§ Problem statement
From the first line of the data down to and including the line with "yaw = [0, 0, 0, 0, 0, 0, 0, 0, 0]", copy everything exactly, leaving out pictures.

* start Data provided *

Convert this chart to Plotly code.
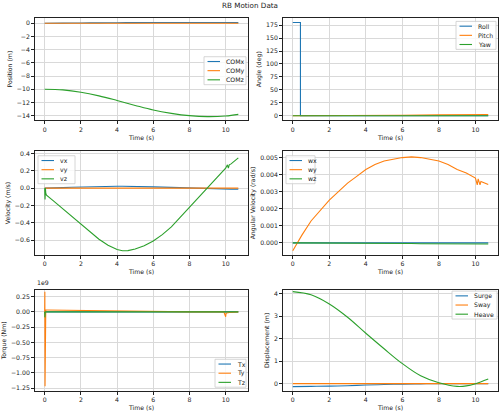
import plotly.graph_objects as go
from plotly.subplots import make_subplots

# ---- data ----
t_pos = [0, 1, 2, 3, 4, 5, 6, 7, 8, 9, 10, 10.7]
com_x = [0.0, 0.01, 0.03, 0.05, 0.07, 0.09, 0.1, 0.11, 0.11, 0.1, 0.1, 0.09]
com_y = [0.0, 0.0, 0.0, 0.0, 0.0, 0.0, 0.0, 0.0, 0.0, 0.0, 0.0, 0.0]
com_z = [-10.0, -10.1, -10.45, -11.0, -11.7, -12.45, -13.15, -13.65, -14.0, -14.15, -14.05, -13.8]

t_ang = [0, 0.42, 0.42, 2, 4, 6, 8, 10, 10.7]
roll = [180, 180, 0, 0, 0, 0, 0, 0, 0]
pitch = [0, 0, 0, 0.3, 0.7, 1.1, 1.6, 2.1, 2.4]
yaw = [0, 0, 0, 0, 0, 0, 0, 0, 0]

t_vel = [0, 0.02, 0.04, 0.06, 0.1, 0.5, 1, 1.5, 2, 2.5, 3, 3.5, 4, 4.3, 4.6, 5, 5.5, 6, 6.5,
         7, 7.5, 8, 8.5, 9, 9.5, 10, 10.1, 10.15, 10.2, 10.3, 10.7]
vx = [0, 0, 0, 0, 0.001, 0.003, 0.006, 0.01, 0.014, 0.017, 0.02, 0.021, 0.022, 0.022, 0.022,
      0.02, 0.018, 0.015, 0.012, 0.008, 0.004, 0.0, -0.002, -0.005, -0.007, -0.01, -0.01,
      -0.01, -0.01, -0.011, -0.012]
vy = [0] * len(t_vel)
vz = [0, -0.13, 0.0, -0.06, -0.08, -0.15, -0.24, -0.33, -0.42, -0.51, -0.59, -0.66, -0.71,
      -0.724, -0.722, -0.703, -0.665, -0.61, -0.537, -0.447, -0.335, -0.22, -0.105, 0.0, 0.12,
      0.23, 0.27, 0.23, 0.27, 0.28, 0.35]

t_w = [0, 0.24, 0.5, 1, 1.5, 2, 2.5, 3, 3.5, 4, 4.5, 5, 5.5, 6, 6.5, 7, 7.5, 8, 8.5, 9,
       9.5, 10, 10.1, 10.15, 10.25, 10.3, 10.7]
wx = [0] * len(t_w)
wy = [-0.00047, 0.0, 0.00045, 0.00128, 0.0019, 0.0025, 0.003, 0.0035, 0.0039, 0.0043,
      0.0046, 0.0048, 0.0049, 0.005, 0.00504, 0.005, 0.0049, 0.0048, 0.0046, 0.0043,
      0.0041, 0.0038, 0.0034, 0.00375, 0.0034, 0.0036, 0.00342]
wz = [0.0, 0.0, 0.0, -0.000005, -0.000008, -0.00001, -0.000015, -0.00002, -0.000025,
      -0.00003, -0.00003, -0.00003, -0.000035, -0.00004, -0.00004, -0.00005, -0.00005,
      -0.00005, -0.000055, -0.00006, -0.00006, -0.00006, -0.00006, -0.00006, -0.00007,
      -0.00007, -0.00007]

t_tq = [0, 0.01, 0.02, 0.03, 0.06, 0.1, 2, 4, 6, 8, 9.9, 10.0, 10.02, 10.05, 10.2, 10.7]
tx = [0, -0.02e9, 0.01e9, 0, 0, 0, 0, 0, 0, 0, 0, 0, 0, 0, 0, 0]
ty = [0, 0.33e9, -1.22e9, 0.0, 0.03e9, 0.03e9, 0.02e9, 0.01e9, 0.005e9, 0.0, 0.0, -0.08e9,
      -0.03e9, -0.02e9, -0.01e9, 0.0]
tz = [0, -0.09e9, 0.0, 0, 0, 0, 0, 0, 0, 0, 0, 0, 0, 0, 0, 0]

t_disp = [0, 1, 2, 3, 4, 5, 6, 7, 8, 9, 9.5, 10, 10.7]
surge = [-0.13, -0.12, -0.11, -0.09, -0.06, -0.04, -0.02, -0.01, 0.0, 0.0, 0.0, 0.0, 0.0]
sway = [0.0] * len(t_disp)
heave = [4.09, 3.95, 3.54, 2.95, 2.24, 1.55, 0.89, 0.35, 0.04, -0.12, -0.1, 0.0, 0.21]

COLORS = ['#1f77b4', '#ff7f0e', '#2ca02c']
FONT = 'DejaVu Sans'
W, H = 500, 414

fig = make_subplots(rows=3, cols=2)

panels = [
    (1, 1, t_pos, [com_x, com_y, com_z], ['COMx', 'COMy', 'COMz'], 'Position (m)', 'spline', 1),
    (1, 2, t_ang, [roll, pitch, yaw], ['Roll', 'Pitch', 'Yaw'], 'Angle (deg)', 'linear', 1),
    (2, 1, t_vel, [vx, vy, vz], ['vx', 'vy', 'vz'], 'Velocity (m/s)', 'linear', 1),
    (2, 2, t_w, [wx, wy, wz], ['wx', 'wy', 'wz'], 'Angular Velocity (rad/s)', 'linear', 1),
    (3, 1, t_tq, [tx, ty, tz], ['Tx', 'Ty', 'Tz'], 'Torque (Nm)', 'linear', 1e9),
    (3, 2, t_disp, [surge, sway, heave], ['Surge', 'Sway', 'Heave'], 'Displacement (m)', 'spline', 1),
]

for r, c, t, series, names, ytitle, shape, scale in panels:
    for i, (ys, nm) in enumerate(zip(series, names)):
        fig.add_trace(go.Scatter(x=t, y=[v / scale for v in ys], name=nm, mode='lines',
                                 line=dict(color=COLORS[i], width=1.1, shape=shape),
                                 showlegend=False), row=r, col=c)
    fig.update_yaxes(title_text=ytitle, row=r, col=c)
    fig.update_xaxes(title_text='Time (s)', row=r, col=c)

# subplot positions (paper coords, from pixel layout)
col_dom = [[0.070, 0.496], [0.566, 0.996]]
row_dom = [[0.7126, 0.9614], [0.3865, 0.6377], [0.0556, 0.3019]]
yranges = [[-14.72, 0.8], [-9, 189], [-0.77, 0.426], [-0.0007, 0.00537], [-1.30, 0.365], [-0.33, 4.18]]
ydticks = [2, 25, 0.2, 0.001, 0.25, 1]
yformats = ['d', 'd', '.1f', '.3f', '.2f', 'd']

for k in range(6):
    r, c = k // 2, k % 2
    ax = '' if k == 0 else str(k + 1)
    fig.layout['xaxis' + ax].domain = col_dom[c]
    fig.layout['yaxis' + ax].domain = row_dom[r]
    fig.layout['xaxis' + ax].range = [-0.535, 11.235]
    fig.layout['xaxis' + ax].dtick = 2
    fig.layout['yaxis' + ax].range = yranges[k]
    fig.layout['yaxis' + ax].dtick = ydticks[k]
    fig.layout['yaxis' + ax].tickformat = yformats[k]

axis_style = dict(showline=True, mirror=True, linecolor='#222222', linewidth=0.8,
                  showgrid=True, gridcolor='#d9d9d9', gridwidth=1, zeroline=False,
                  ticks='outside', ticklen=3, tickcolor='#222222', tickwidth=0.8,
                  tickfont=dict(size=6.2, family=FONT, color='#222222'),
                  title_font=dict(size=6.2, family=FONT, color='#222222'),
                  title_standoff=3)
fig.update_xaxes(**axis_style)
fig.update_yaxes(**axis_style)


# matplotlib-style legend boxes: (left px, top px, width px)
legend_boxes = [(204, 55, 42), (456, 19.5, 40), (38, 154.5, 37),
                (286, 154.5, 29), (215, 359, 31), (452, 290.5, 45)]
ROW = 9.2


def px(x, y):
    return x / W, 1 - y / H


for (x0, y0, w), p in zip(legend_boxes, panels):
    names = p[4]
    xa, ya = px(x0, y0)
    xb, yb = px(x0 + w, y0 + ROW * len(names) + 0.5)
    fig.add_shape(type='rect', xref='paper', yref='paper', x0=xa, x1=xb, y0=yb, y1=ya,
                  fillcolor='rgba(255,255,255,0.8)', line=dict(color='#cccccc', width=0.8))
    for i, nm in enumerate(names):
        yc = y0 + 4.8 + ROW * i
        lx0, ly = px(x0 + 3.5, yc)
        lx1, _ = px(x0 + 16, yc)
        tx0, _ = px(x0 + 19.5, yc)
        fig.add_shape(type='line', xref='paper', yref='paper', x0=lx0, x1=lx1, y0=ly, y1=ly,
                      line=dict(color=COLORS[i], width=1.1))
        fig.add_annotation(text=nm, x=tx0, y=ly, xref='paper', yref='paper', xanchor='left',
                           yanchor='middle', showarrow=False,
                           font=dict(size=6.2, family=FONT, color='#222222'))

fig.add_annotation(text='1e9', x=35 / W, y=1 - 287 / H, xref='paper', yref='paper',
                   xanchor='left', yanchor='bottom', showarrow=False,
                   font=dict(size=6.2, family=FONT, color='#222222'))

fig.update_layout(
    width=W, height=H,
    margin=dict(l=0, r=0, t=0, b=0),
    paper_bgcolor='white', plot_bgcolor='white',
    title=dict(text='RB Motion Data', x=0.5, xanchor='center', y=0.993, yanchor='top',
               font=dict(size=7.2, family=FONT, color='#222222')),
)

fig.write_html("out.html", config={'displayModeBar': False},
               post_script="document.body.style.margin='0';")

* end Data provided *

§ Response
Convert this chart to Plotly code.
import plotly.graph_objects as go
from plotly.subplots import make_subplots

# ---- data ----
t_pos = [0, 1, 2, 3, 4, 5, 6, 7, 8, 9, 10, 10.7]
com_x = [0.0, 0.01, 0.03, 0.05, 0.07, 0.09, 0.1, 0.11, 0.11, 0.1, 0.1, 0.09]
com_y = [0.0, 0.0, 0.0, 0.0, 0.0, 0.0, 0.0, 0.0, 0.0, 0.0, 0.0, 0.0]
com_z = [-10.0, -10.1, -10.45, -11.0, -11.7, -12.45, -13.15, -13.65, -14.0, -14.15, -14.05, -13.8]

t_ang = [0, 0.42, 0.42, 2, 4, 6, 8, 10, 10.7]
roll = [180, 180, 0, 0, 0, 0, 0, 0, 0]
pitch = [0, 0, 0, 0.3, 0.7, 1.1, 1.6, 2.1, 2.4]
yaw = [0, 0, 0, 0, 0, 0, 0, 0, 0]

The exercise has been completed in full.